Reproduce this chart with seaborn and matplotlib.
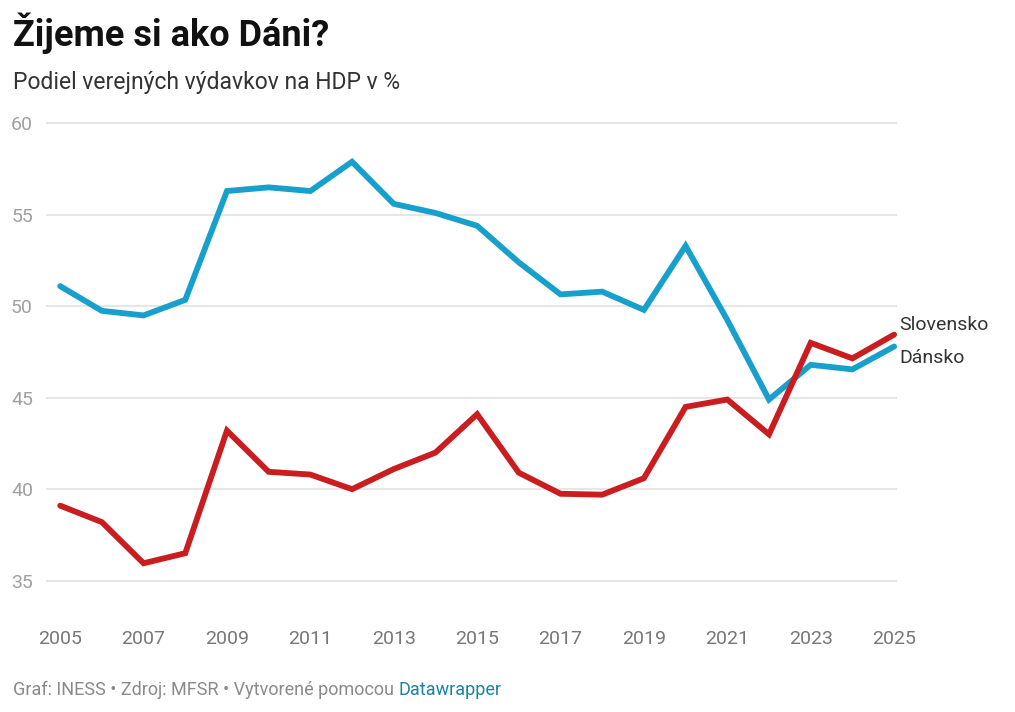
import numpy as np
import matplotlib.pyplot as plt
import pandas as pd
import seaborn as sns

years = list(range(2005, 2026))
dansko = [51.1, 49.75, 49.5, 50.35, 56.3, 56.5, 56.3, 57.9, 55.6, 55.1, 54.4,
          52.4, 50.65, 50.8, 49.8, 53.3, 49.25, 44.9, 46.8, 46.55, 47.8]
slovensko = [39.1, 38.2, 35.95, 36.5, 43.2, 40.95, 40.8, 40.0, 41.1, 42.0, 44.1,
             40.9, 39.75, 39.7, 40.6, 44.5, 44.9, 43.0, 48.0, 47.15, 48.45]
series_names = ["Dánsko", "Slovensko"]
colors = {"Dánsko": "#18a0cd", "Slovensko": "#c91d1f"}
y_ticks = [35, 40, 45, 50, 55, 60]
x_ticks = list(range(2005, 2026, 2))

title = "Žijeme si ako Dáni?"
subtitle = "Podiel verejných výdavkov na HDP v %"
footer = "Graf: INESS • Zdroj: MFSR • Vytvorené pomocou "

df = pd.DataFrame({"rok": years * 2,
                   "hodnota": dansko + slovensko,
                   "krajina": [series_names[0]] * len(years) + [series_names[1]] * len(years)})

sns.set_style("white")
plt.rcParams["font.family"] = ["Roboto", "DejaVu Sans"]

W, H = 1015, 712
fig = plt.figure(figsize=(W / 100, H / 100), dpi=100)
# axes placed in pixel terms
left, right, top, bottom = 46, 897, 114.2, 589.8
ax = fig.add_axes([left / W, 1 - bottom / H, (right - left) / W, (bottom - top) / H])

sns.lineplot(data=df, x="rok", y="hodnota", hue="krajina", palette=colors,
             linewidth=4.2, ax=ax, legend=False, solid_joinstyle="miter")

ax.set_xlim(2004.66, 2025.07)
ax.set_ylim(34.5, 60.5)
ax.set_yticks(y_ticks)
ax.set_xticks(x_ticks)
ax.set_xlabel("")
ax.set_ylabel("")
for s in ax.spines.values():
    s.set_visible(False)
ax.grid(axis="y", color="#e4e4e4", linewidth=1.3)
ax.set_axisbelow(True)
ax.tick_params(axis="y", length=0, pad=9.4, labelsize=14, labelcolor="#a0a0a0")
ax.tick_params(axis="x", length=0, pad=29, labelsize=14, labelcolor="#777777")

# end labels
ends = {"Slovensko": (slovensko[-1], 7), "Dánsko": (dansko[-1], -8)}
for name, (val, dy) in ends.items():
    ax.annotate(name, xy=(years[-1], val), xytext=(4, dy), textcoords="offset points",
                fontsize=14, color="#333333", va="center", ha="left",
                arrowprops=dict(arrowstyle="-", color=colors[name], linestyle=":",
                                linewidth=1, shrinkA=0, shrinkB=0))

fig.text(13 / W, 1 - 33 / H, title, fontsize=26, fontweight="bold", color="#111111",
         va="center", ha="left")
fig.text(13 / W, 1 - 83 / H, subtitle, fontsize=16.5, color="#333333", va="center", ha="left")
t = fig.text(13 / W, 1 - 690 / H, footer, fontsize=13, color="#8a8a8a", va="center", ha="left")
fig.canvas.draw()
bb = t.get_window_extent()
fig.text(bb.x1 / W, 1 - 690 / H, "Datawrapper", fontsize=13, color="#1d81a2",
         va="center", ha="left")

fig.savefig("out.png", dpi=100)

• • • • • • •

* **WHAT THE TASK ASKS**: Copy out the listing exactly as it stands, but not the pictures.

* **FINAL RESULT**:
Reproduce this chart with seaborn and matplotlib.
import numpy as np
import matplotlib.pyplot as plt
import pandas as pd
import seaborn as sns

years = list(range(2005, 2026))
dansko = [51.1, 49.75, 49.5, 50.35, 56.3, 56.5, 56.3, 57.9, 55.6, 55.1, 54.4,
          52.4, 50.65, 50.8, 49.8, 53.3, 49.25, 44.9, 46.8, 46.55, 47.8]
slovensko = [39.1, 38.2, 35.95, 36.5, 43.2, 40.95, 40.8, 40.0, 41.1, 42.0, 44.1,
             40.9, 39.75, 39.7, 40.6, 44.5, 44.9, 43.0, 48.0, 47.15, 48.45]
series_names = ["Dánsko", "Slovensko"]
colors = {"Dánsko": "#18a0cd", "Slovensko": "#c91d1f"}
y_ticks = [35, 40, 45, 50, 55, 60]
x_ticks = list(range(2005, 2026, 2))

title = "Žijeme si ako Dáni?"
subtitle = "Podiel verejných výdavkov na HDP v %"
footer = "Graf: INESS • Zdroj: MFSR • Vytvorené pomocou "

df = pd.DataFrame({"rok": years * 2,
                   "hodnota": dansko + slovensko,
                   "krajina": [series_names[0]] * len(years) + [series_names[1]] * len(years)})

sns.set_style("white")
plt.rcParams["font.family"] = ["Roboto", "DejaVu Sans"]

W, H = 1015, 712
fig = plt.figure(figsize=(W / 100, H / 100), dpi=100)
# axes placed in pixel terms
left, right, top, bottom = 46, 897, 114.2, 589.8
ax = fig.add_axes([left / W, 1 - bottom / H, (right - left) / W, (bottom - top) / H])

sns.lineplot(data=df, x="rok", y="hodnota", hue="krajina", palette=colors,
             linewidth=4.2, ax=ax, legend=False, solid_joinstyle="miter")

ax.set_xlim(2004.66, 2025.07)
ax.set_ylim(34.5, 60.5)
ax.set_yticks(y_ticks)
ax.set_xticks(x_ticks)
ax.set_xlabel("")
ax.set_ylabel("")
for s in ax.spines.values():
    s.set_visible(False)
ax.grid(axis="y", color="#e4e4e4", linewidth=1.3)
ax.set_axisbelow(True)
ax.tick_params(axis="y", length=0, pad=9.4, labelsize=14, labelcolor="#a0a0a0")
ax.tick_params(axis="x", length=0, pad=29, labelsize=14, labelcolor="#777777")

# end labels
ends = {"Slovensko": (slovensko[-1], 7), "Dánsko": (dansko[-1], -8)}
for name, (val, dy) in ends.items():
    ax.annotate(name, xy=(years[-1], val), xytext=(4, dy), textcoords="offset points",
                fontsize=14, color="#333333", va="center", ha="left",
                arrowprops=dict(arrowstyle="-", color=colors[name], linestyle=":",
                                linewidth=1, shrinkA=0, shrinkB=0))

fig.text(13 / W, 1 - 33 / H, title, fontsize=26, fontweight="bold", color="#111111",
         va="center", ha="left")
fig.text(13 / W, 1 - 83 / H, subtitle, fontsize=16.5, color="#333333", va="center", ha="left")
t = fig.text(13 / W, 1 - 690 / H, footer, fontsize=13, color="#8a8a8a", va="center", ha="left")
fig.canvas.draw()
bb = t.get_window_extent()
fig.text(bb.x1 / W, 1 - 690 / H, "Datawrapper", fontsize=13, color="#1d81a2",
         va="center", ha="left")

fig.savefig("out.png", dpi=100)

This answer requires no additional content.